Duck Tours, Haiti Style
Today I had a very Haitian day. It started out at 4:45 this morning. Jephthe and I had discussed yesterday the possibility of me going along on his ride to Cap Haitien to pick up his dad from the airport. Cap is 40 miles from Pignon but it takes about 4 hours to get there because the road is sooooooooo bad. There were some last minute questions as to whether or not there would be room for me in the car, but I never got a definitive answer. So I figured, I’ll be up at 5 (the time he said he wanted to leave) and be ready to go. I hear him up and around, but he doesn’t come knocking. I sit there for awhile till about 5:30 when I decide he’s most likely left without me and there wasn’t room, crawl back into my bunk but stay dressed just in case. About 6 I finally decide, he’s definitely gone by now, and I get undressed again, and take the contacts out. 6:22 a.m. I hear “My Keeem? Are you ready?” GL. So we’re up and at ‘em. Then I started timing, and it was literally 7:30 before we left Pignon. That my friends is a Haitian morning.
The road to Cap is unbelievable. I did it once before, in the back of a truck. We went in a Jeep this time, and there were 5 adults, two children who DEFINITELY should have been in car seats, and one girl of about 10 or 11 maybe, on my lap. Britney Spears has nothin’ on us, y’all, THIS is country. It’s impossible to sum up the ride in one word, so here are a few: terrifying, bone-jarring, exhilarating, breath-taking, exhausting. My favorite are the parts when you round a bend and think, why, the road is completely gone. And then you realize the car is going RIGHT THRU THE RIVER. This was a lot less scary when we did it in a big truck. I could have reached out and touched the water, I’m not sure how we didn’t stall out. I told Jephthe that in Boston people pay a lot of money and call this a Duck Tour. He thought that was pretty funny. Then we’d come across these enormous mud puddles, and he’d either charge right thru with no way of knowing (in my judgment anyway) how deep they were, and I’d think “this is it we’re going to get stuck” OR he’d sort of skirt the edge of this really deep puddle, and I’d think “this is it, we’re going to tip over.” This happens…roughly every 5 feet. For four hours. I said lots of Hail Mary’s, my Nana Mella would be proud. (Mum you can leave that part out when you read to Nana Phyllis.)

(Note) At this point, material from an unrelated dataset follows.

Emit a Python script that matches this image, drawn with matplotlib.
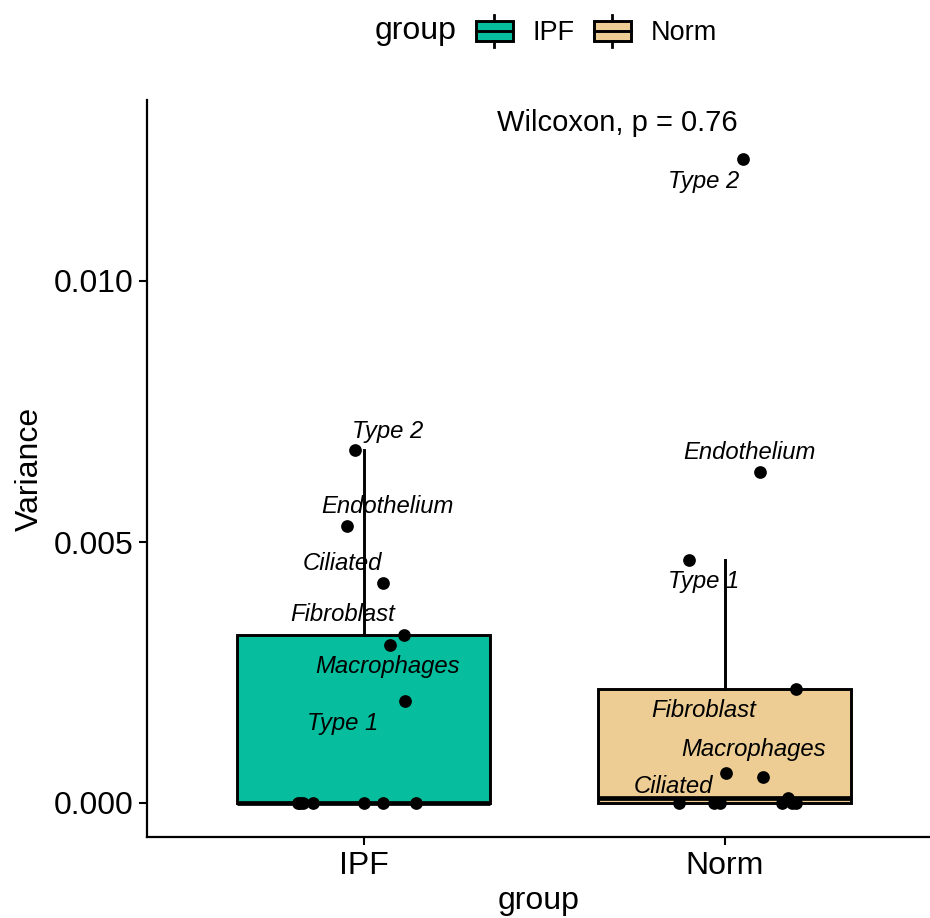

The thing about this drive is it also features some of the most breathtaking mountain vistas I’ve ever seen in my life, and I don’t even have pictures, because the road is too bumpy to take any. But my deep thought for the day is, if you only focus on how rough the road is, you miss the beautiful view of the bigger picture. Ok that’s it for my Jack Handy moment.
Anyways once in Cap it was a lot of driving around and waiting and sweating and driving around and waiting and sweating and driving around and waiting. And sweating. Have I mentioned the sweating? Because there was a lot of it. We dropped someone off at the Hotel Mont Joli, so I got to see that again, and ate at the Lakay restaurant where my team ate last time, the site of the infamous Mambo #5. Sometimes it’s fun to re-live memories, and sometimes it can be hard. Particularly when people were a part of them who aren’t in your life anymore, or who aren’t there in the same capacity they once were. So that was actually a little difficult for me.
We finally arrived back in Pignon circa 8:00 this evening. The ride home featured me jammed in the back seat with 3 other women. One of whom was Jephthe’s mom. “Ma’am Sidoine” as she is known, is like the matriarch of this clan which boasts 9 children, many of them pastors, and grandchildren too numerous to count, spread across Haiti and the US. She’s amazing to me. I treat her with the utmost deference. She was now seated on my lap. Awesome. BUT…I got to shower tonight, and it’s amazing what a difference being clean can make.
So that’s all from Haiti tonight folks. Prayer requests are, that I would be able to pin Jephthe down on the information that I need for Bright Hope and make good use of my remaining time here, that I would continue to be able to build a relationship with his wife Mitou who is really sweet and shy and her English is limited. Asking direct questions is not a part of Haitian culture, they tend to find it really jarring when you do that and they don’t do it to you. So I’m still trying to figure out how exactly you get to know a Haitian. Ha. I’m also processing some stuff in my personal life, just in terms of relationships and learning to let go of some things, and I could really use prayer for that as I seek some closure and peace. At the same time not wanting it to dominate my thoughts either.
Miss you all and love you all tons! Thank you so much for the emails…my internet time is so limited and the connection so slow that I’m not able to answer them all but receiving them when I log on is a big encouragement!